* [SET TASK]
Can you pull out each line of the data below that includes the word "this"?

* [MATERIAL SHOWN]

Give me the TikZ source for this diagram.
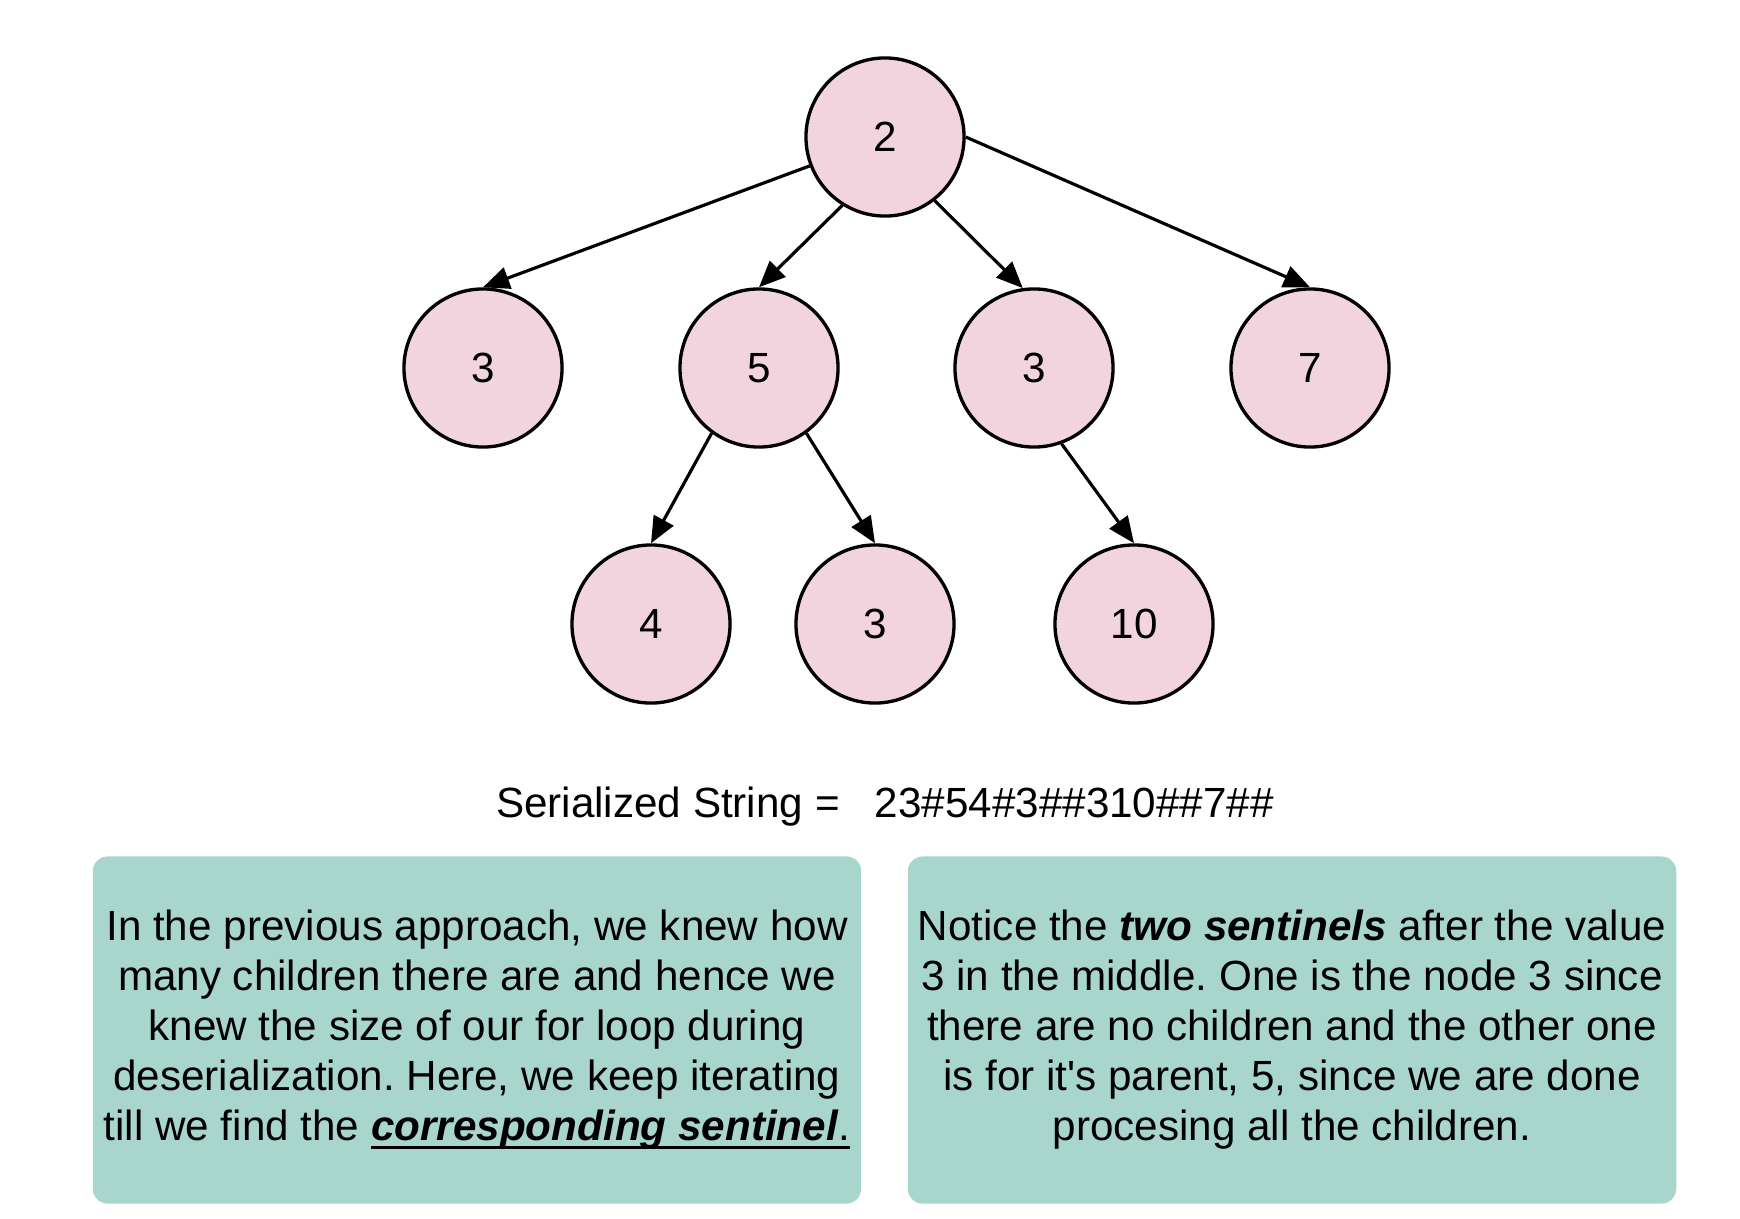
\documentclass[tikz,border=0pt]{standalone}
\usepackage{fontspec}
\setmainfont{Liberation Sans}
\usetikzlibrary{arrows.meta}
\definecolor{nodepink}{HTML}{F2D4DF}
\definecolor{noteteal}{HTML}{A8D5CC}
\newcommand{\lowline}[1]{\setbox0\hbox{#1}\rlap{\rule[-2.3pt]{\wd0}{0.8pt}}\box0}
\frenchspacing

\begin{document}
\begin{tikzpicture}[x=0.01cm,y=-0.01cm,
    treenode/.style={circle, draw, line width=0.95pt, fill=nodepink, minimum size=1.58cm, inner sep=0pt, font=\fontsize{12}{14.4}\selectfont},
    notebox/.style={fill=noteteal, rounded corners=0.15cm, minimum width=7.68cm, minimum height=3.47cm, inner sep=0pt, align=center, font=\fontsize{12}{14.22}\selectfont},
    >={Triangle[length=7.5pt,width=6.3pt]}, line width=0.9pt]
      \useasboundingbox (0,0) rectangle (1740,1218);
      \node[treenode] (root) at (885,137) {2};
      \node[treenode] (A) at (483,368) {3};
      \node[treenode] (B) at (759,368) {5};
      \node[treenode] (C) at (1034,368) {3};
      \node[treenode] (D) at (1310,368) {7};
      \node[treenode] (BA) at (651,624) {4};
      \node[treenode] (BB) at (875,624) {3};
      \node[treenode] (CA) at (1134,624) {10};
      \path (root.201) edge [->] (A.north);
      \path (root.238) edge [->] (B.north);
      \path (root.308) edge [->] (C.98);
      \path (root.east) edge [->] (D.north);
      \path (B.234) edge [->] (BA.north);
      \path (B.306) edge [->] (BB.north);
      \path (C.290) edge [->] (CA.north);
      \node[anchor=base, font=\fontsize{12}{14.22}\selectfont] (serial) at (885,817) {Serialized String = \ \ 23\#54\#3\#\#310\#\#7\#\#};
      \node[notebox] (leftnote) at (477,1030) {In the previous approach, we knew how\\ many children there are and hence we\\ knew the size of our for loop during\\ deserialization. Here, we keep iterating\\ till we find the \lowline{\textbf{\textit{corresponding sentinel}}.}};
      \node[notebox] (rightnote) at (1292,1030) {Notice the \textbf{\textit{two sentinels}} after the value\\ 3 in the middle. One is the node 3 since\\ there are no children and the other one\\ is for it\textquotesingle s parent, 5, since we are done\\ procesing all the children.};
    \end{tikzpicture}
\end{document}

---

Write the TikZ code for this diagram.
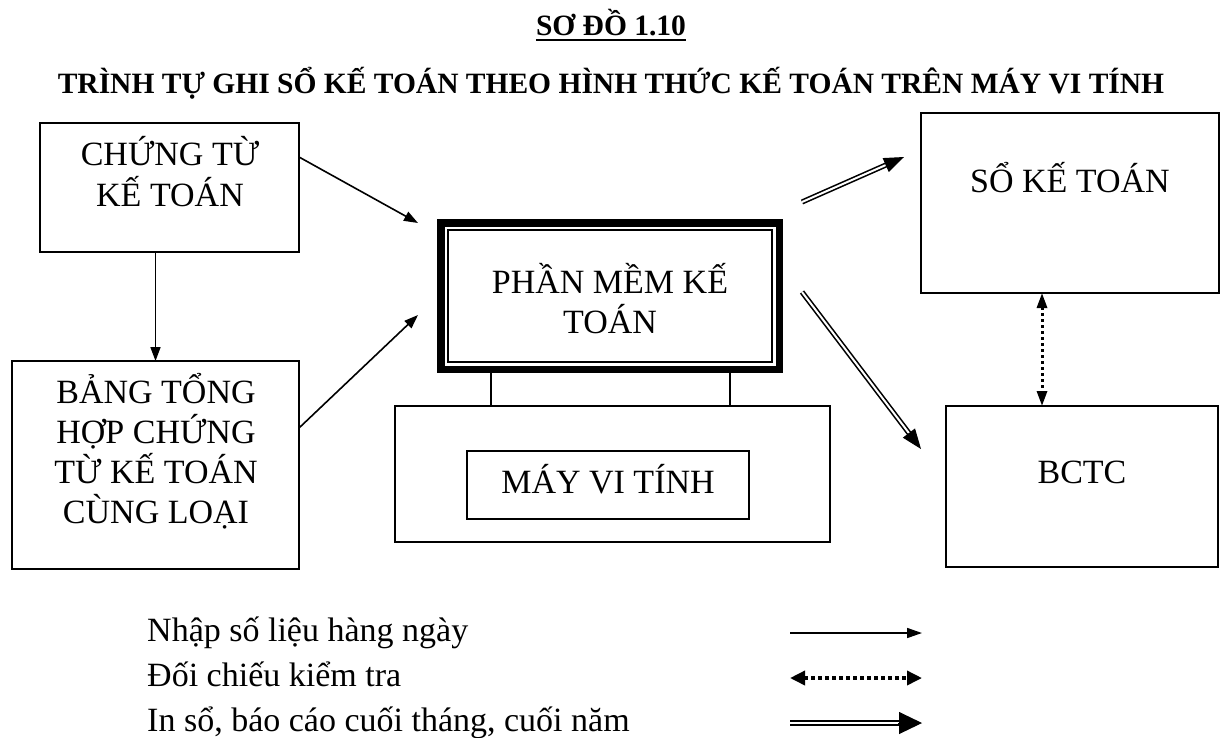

--

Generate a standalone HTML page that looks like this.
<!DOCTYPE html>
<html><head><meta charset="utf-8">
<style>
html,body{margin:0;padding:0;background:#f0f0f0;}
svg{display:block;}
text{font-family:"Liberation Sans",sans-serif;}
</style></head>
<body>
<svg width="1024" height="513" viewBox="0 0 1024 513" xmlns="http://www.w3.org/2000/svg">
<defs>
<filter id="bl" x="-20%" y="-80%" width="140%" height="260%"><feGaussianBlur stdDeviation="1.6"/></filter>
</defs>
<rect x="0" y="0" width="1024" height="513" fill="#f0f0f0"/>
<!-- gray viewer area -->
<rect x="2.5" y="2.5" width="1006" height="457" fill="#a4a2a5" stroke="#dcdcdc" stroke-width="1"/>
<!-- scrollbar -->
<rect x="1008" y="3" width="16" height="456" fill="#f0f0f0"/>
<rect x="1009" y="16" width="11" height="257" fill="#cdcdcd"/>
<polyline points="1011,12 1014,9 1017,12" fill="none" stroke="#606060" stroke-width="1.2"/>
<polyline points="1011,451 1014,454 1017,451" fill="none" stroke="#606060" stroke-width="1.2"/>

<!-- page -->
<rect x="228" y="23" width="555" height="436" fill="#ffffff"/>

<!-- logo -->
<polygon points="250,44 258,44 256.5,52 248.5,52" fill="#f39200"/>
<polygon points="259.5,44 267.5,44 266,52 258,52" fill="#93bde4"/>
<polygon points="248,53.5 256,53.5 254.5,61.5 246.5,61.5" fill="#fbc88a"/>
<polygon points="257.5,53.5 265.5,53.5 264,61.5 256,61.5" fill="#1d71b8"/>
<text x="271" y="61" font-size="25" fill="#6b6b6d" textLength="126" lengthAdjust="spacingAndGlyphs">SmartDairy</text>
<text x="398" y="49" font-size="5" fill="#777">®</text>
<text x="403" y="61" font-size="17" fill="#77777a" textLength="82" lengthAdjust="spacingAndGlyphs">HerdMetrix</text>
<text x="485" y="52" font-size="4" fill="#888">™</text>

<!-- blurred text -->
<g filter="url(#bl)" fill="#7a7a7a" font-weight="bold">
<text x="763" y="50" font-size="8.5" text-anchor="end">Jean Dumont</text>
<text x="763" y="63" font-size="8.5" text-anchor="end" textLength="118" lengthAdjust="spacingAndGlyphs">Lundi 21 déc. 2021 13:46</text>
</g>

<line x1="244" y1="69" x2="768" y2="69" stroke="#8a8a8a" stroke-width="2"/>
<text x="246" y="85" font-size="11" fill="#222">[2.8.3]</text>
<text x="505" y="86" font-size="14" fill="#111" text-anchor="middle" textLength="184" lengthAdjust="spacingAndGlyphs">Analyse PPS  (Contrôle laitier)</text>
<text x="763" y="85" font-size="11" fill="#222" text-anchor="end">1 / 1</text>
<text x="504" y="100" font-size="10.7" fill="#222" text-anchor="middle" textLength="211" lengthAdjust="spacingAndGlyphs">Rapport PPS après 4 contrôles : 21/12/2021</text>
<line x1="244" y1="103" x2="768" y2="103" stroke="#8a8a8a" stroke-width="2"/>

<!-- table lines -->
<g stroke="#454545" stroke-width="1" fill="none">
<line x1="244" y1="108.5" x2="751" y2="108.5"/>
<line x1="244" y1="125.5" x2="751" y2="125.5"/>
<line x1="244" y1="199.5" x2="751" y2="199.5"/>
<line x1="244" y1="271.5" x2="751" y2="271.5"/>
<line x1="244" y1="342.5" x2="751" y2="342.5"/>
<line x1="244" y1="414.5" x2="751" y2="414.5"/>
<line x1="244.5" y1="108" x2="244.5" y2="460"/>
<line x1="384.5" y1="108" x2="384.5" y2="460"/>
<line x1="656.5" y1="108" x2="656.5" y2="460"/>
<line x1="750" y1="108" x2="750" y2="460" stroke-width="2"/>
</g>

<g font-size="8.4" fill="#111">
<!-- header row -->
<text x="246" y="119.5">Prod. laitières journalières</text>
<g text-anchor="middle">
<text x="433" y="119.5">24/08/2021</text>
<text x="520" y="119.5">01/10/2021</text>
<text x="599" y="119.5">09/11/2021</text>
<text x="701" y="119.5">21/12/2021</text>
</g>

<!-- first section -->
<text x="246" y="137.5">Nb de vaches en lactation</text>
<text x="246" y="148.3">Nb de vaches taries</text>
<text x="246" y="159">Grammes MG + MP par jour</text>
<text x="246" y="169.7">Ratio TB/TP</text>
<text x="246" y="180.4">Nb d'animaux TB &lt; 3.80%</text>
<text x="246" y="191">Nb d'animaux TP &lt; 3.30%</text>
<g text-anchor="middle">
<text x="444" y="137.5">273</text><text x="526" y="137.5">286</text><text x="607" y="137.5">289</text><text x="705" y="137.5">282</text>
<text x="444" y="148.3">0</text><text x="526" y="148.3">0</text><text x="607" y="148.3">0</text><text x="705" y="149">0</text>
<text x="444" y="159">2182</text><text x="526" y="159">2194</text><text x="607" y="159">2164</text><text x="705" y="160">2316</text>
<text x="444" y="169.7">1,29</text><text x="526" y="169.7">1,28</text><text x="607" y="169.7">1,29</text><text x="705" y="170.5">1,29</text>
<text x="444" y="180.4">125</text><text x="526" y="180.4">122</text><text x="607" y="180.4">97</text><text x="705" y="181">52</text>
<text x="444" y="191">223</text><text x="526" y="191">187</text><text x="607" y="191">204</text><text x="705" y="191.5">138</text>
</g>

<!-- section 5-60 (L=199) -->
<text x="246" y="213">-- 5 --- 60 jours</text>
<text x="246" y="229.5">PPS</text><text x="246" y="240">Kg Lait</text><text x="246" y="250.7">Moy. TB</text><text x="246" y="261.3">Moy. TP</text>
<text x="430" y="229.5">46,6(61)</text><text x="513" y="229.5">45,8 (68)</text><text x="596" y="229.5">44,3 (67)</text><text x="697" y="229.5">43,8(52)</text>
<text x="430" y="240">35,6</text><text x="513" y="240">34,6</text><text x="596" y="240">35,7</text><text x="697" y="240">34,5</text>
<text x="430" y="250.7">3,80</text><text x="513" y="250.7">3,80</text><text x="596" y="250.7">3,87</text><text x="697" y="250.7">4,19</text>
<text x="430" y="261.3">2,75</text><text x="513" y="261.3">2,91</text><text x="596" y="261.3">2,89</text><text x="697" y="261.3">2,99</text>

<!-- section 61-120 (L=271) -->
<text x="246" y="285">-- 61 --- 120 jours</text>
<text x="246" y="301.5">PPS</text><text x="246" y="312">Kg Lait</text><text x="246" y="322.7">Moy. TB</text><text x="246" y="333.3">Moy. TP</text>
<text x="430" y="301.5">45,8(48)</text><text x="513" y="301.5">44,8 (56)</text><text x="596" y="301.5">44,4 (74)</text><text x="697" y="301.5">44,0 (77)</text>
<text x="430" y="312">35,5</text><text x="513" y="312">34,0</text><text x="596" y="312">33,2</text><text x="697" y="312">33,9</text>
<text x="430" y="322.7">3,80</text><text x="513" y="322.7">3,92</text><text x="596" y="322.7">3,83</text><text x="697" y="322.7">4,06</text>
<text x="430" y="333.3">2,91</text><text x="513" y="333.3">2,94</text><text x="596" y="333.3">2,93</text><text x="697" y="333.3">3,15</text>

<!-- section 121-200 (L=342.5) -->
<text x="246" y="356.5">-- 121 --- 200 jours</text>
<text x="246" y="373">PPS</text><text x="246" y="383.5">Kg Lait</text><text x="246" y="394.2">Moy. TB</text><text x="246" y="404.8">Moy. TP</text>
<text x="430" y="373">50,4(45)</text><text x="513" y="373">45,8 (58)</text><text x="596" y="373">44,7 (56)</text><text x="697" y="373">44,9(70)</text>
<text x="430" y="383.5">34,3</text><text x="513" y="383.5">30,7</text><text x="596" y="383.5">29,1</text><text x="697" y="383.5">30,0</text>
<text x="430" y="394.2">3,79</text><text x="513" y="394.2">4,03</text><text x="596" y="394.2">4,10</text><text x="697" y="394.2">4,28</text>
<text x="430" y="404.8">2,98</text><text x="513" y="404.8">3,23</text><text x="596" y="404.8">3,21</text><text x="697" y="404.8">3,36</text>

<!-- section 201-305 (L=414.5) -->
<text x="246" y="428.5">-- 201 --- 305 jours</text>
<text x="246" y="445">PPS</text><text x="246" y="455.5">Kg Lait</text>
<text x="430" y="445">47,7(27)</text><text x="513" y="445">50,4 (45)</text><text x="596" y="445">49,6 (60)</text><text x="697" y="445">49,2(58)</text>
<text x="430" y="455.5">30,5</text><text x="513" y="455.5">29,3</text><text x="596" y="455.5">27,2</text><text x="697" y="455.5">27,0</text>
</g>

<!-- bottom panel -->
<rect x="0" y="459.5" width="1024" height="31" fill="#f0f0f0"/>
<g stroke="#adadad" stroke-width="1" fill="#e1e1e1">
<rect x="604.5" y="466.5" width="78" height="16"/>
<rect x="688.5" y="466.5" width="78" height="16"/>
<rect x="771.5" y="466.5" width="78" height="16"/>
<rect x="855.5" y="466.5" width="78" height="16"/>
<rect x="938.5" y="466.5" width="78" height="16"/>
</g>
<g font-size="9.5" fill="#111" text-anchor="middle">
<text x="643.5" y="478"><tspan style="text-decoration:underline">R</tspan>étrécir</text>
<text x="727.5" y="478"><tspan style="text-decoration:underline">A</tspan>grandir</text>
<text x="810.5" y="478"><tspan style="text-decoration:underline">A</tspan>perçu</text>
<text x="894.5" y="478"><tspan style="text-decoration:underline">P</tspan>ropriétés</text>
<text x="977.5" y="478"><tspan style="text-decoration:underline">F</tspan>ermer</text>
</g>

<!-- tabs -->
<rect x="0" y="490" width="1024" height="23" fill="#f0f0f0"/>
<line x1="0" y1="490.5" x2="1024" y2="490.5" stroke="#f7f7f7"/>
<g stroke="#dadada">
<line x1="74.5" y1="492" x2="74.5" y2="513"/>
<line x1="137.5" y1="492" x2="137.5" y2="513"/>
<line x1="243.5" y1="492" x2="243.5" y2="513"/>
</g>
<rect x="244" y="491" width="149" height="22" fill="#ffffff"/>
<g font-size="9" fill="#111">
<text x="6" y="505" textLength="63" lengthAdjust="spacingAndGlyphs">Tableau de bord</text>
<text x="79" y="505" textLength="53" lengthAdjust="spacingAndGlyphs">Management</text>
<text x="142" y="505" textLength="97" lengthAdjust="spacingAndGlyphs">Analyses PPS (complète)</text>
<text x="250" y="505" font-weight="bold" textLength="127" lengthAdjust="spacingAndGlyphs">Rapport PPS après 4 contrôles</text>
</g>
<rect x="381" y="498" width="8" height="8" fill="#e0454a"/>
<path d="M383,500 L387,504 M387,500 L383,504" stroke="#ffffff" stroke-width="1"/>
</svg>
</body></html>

* [THE RESULT]
Give me the TikZ source for this diagram.
Write the TikZ code for this diagram.
Generate a standalone HTML page that looks like this.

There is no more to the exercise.